Mr. Silver: "I think for people that want to own a
diverse portfolio of real estate, and get a good return, whether a current return through
a dividend, or a good total shareholder return through appreciation, REITs have been
tremendous in the last several years. Most asset allocaters have accepted them, as you
should have x-percent of your portfolio in REITs. They are very accepted right now as a
stock whereas probably five years ago, they were still new. Hotel REITs, are probably the
most volatile of REITs, because we are more of an operating business opposed to having
year-long or five-year long leases, so the operating numbers are more volatile. This means
it can go up faster and down faster. If you want to play a little bit in the hotel
business and have a diverse portfolio of hotels, then the chance of making some faster
money with a good return, then hotel REITs are a good place to play. Equity Inns has the
best of both worlds. We have the opportunity to play with a diverse portfolio of hotels,
but not have the volatile nature of most hotel REITs. Even though we are called more slow
and steady, when you sit back and look at the total shareholder return that Equity Inns is
able to provide our shareholders, over the past five years, three years, one year, we are
leading the hotel REITs because we have been slow and steady without volatile results.

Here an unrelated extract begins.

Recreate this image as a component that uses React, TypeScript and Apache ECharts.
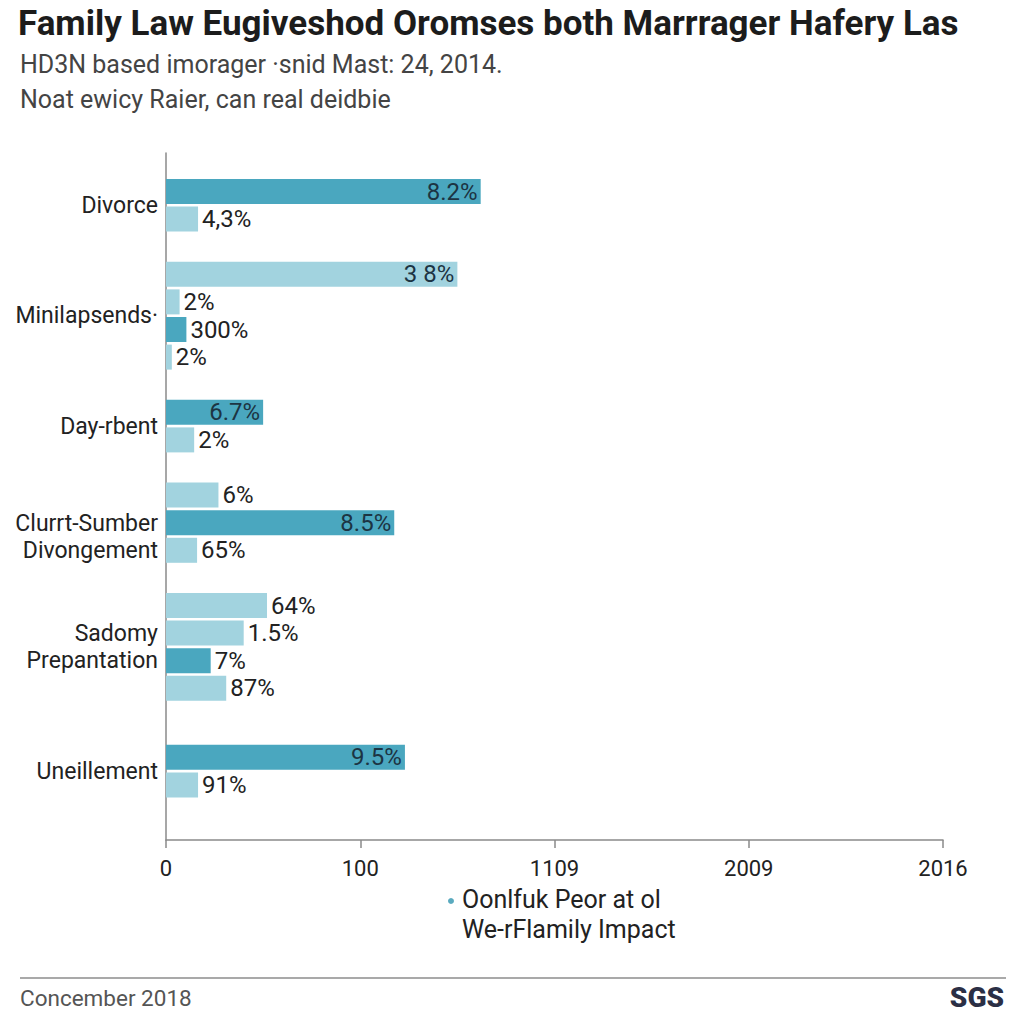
import React, { useEffect, useRef } from "react";
import * as echarts from "echarts";

// ---------- data ----------
const groupNames = [
  "Divorce",
  "Minilapsends·",
  "Day-rbent",
  "Clurrt-Sumber\nDivongement",
  "Sadomy\nPrepantation",
  "Uneillement",
];
// which series each bar belongs to (top to bottom inside a group)
const groupBarSeries = [
  ["dark", "light"],
  ["light", "light", "dark", "light"],
  ["dark", "light"],
  ["light", "dark", "light"],
  ["light", "light", "dark", "light"],
  ["dark", "light"],
];
// bar lengths read against the x axis (axis units: 100 per tick step)
const groupBarValues = [
  [162, 16.5],
  [150, 7, 10.5, 3],
  [50, 14.5],
  [27, 117.5, 16],
  [52, 40, 23, 31],
  [123, 16.5],
];
const groupBarLabels = [
  ["8.2%", "4,3%"],
  ["3 8%", "2%", "300%", "2%"],
  ["6.7%", "2%"],
  ["6%", "8.5%", "65%"],
  ["64%", "1.5%", "7%", "87%"],
  ["9.5%", "91%"],
];
const xTickLabels = ["0", "100", "1109", "2009", "2016"];

const titleText = "Family Law Eugiveshod Oromses both Marrrager Hafery Las";
const subtitle1 = "HD3N based imorager ·snid Mast: 24, 2014.";
const subtitle2 = "Noat ewicy Raier, can real deidbie";
const legendLine1 = "Oonlfuk Peor at ol";
const legendLine2 = "We-rFlamily Impact";
const footerText = "Concember 2018";
const logoText = "SGS";

// ---------- layout (not data) ----------
const LEAD_SLOTS = 2;
const GROUP_GAP_SLOTS = [4, 4, 4, 4, 5];
const SLOT_PX = 13.8;
const DARK = "#4aa7bf";
const LIGHT = "#a2d3df";
const FONT = "Roboto, 'Liberation Sans', sans-serif";

function buildSlots() {
  const slotBars: { series: string; value: number; label: string }[] = [];
  const slotGroupLabel: Record<number, string> = {};
  let start = LEAD_SLOTS;
  let last = 0;
  groupNames.forEach((name, g) => {
    if (g > 0) start = last + GROUP_GAP_SLOTS[g - 1];
    const n = groupBarValues[g].length;
    for (let k = 0; k < n; k++) {
      slotBars[start + 2 * k] = {
        series: groupBarSeries[g][k],
        value: groupBarValues[g][k],
        label: groupBarLabels[g][k],
      };
    }
    last = start + 2 * (n - 1);
    const mid = Math.round((start + last) / 2) + (n % 2 === 1 ? 1 : 0);
    slotGroupLabel[mid] = name;
  });
  const total = last + 3;
  return { slotBars, slotGroupLabel, total };
}

export default function App() {
  const ref = useRef<HTMLDivElement>(null);
  useEffect(() => {
    document.body.style.margin = "0";
    if (!ref.current) return;
    const chart = echarts.init(ref.current, null, { renderer: "svg" });
    const { slotBars, slotGroupLabel, total } = buildSlots();
    const cats = Array.from({ length: total }, (_, i) => "s" + i);
    const maxX = (xTickLabels.length - 1) * 100;

    const makeSeries = (kind: string, color: string) => ({
      type: "bar",
      name: kind,
      xAxisIndex: 0,
      yAxisIndex: 0,
      barWidth: 25,
      barGap: "-100%",
      itemStyle: { color },
      data: cats.map((_, i) => {
        const b = slotBars[i];
        if (!b || b.series !== kind) return null;
        const inside = (kind === "dark" && b.value > 40) || b.value > 100;
        return {
          value: b.value,
          label: {
            show: true,
            position: inside ? "insideRight" : "right",
            distance: inside ? 3 : 4,
            color: inside ? "#1c3443" : "#222222",
            fontSize: 24,
            fontFamily: FONT,
            formatter: () => b.label,
          },
        };
      }),
    });

    const option: any = {
      animation: false,
      backgroundColor: "#ffffff",
      grid: [
        { left: 166, width: 777, top: 157, height: total * SLOT_PX, containLabel: false },
        { left: 166, width: 777, top: 153, height: 687, containLabel: false },
      ],
      xAxis: [
        { type: "value", gridIndex: 0, min: 0, max: maxX, show: false },
        {
          type: "value",
          gridIndex: 1,
          min: 0,
          max: maxX,
          interval: 100,
          axisLine: { show: true, lineStyle: { color: "#8a8a8a", width: 1.5 } },
          axisTick: { show: true, length: 8, lineStyle: { color: "#8a8a8a", width: 1.5 } },
          splitLine: { show: false },
          axisLabel: {
            margin: 17,
            fontSize: 22,
            color: "#222222",
            fontFamily: FONT,
            formatter: (v: number) => xTickLabels[Math.round(v / 100)] ?? "",
          },
        },
      ],
      yAxis: [
        {
          type: "category",
          gridIndex: 0,
          inverse: true,
          data: cats,
          axisLine: { show: false },
          axisTick: { show: false },
          splitLine: { show: false },
          axisLabel: {
            interval: 0,
            margin: 8,
            fontSize: 23,
            lineHeight: 27,
            color: "#222222",
            fontFamily: FONT,
            formatter: (_v: string, idx: number) => slotGroupLabel[idx] ?? "",
          },
        },
        {
          type: "value",
          gridIndex: 1,
          min: 0,
          max: 1,
          axisLine: { show: true, lineStyle: { color: "#8a8a8a", width: 1.5 } },
          axisTick: { show: false },
          axisLabel: { show: false },
          splitLine: { show: false },
        },
      ],
      series: [makeSeries("dark", DARK), makeSeries("light", LIGHT)],
      graphic: [
        {
          type: "text",
          left: 18,
          top: 6,
          style: { text: titleText, font: `bold 35px ${FONT}`, fill: "#1c1c1c" },
        },
        {
          type: "text",
          left: 20,
          top: 52,
          style: { text: subtitle1, font: `25px ${FONT}`, fill: "#444444" },
        },
        {
          type: "text",
          left: 20,
          top: 87,
          style: { text: subtitle2, font: `25px ${FONT}`, fill: "#444444" },
        },
        { type: "circle", shape: { cx: 451, cy: 901, r: 3 }, style: { fill: "#5aaabf" } },
        {
          type: "text",
          left: 462,
          top: 887,
          style: { text: legendLine1, font: `25px ${FONT}`, fill: "#222222" },
        },
        {
          type: "text",
          left: 462,
          top: 917,
          style: { text: legendLine2, font: `25px ${FONT}`, fill: "#222222" },
        },
        {
          type: "line",
          shape: { x1: 20, y1: 978, x2: 1006, y2: 978 },
          style: { stroke: "#8c8c8c", lineWidth: 1.5 },
        },
        {
          type: "text",
          left: 20,
          top: 986,
          style: { text: footerText, font: `22.5px ${FONT}`, fill: "#555555" },
        },
        {
          type: "text",
          right: 20,
          top: 983,
          style: { text: logoText, font: `900 28px ${FONT}`, fill: "#2b2f45" },
        },
      ],
    };
    chart.setOption(option);
    return () => chart.dispose();
  }, []);
  return (
    <div
      ref={ref}
      style={{ position: "fixed", left: 0, top: 0, width: 1024, height: 1024 }}
    />
  );
}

We
should continue to do the same thing.
CEOCFO: You have a
well-thought out and effective strategy!
Mr. Silver: What happens in the REIT world, when you
are young and have a lot of money to invest, you kind of feel forced to have to buy hotel
product and whatever is available. We are the oldest hotel REIT, so we made our mistakes
early. We came to the conclusion, that to do better than our peers, we really have to have
a strategy, and our strategy has been to grow with newer, better branded products in this
midscale segment. Therefore, that is exactly what we are doing. We are not trying to be
everything to everybody. We definitely have a niche, and it has proven to be effective.